Quite seriously, all the hype about "complex" is a load of BS.

Finding a scrap reg you can disassemble shouldn't be too hard, and if you still feel, after having done so, that this is "hard" or "complicated", then I agree - you should have someone do it for you.

Frankly, its harder to change the oil in a car than to rebuild most regs.
 
Genesis,
I have Vance Harlow's book and agree that it looks pretty simple - but what has me concerned is - am I setting the 2nd stage cracking pressure correctly? Is it too sensitive? Or not? If I don't have an inline adjuster - can I still do it correctly vs. a shop that has all the fancy gauges, tools, etc? Can I still do an adequate job with a homemade manometer or by using the bathroom sink trick for cracking pressure?
 
It just takes longer.

A magnehelic gauge is just a water column pressure gauge. Water column is water column.

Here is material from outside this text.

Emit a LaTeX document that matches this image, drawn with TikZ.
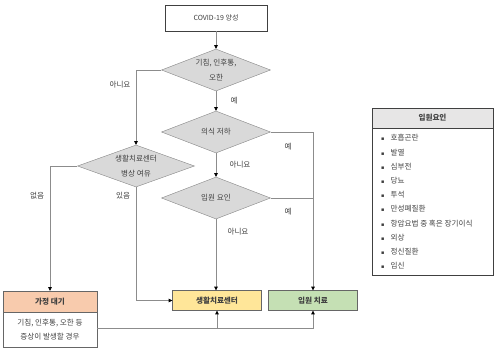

The inline tool just makes it FASTER (you don't have to depress and adjust, then repress and check, etc.) Besides, they aren't THAT expensive, and are pretty much universal.
 
True, I have seen them for around $70.

From what I read, I needed a few simple tools such as a spanner wrench (Apek's), cover tool, snap ring pliers, IP gauge, torque wrench, few open end wrenches, crows feet wrenches, hex wrenches, 1st stage holder, Christo Lube, etc.
 
Cover wrenches and spanners may be unique to a given line, and you want them because otherwise you'll damage things getting them apart.

The only real "required" special tool beyond that which the manufacturer sticks you with is an IP gauge, which is essential. You should own one anyway, even if you don't do your own rebuilds, as its a good "fast check" for the health of your 1st stage - if it will hold IP reliably, its probably all right, and if not, you really need to fix it one way or another.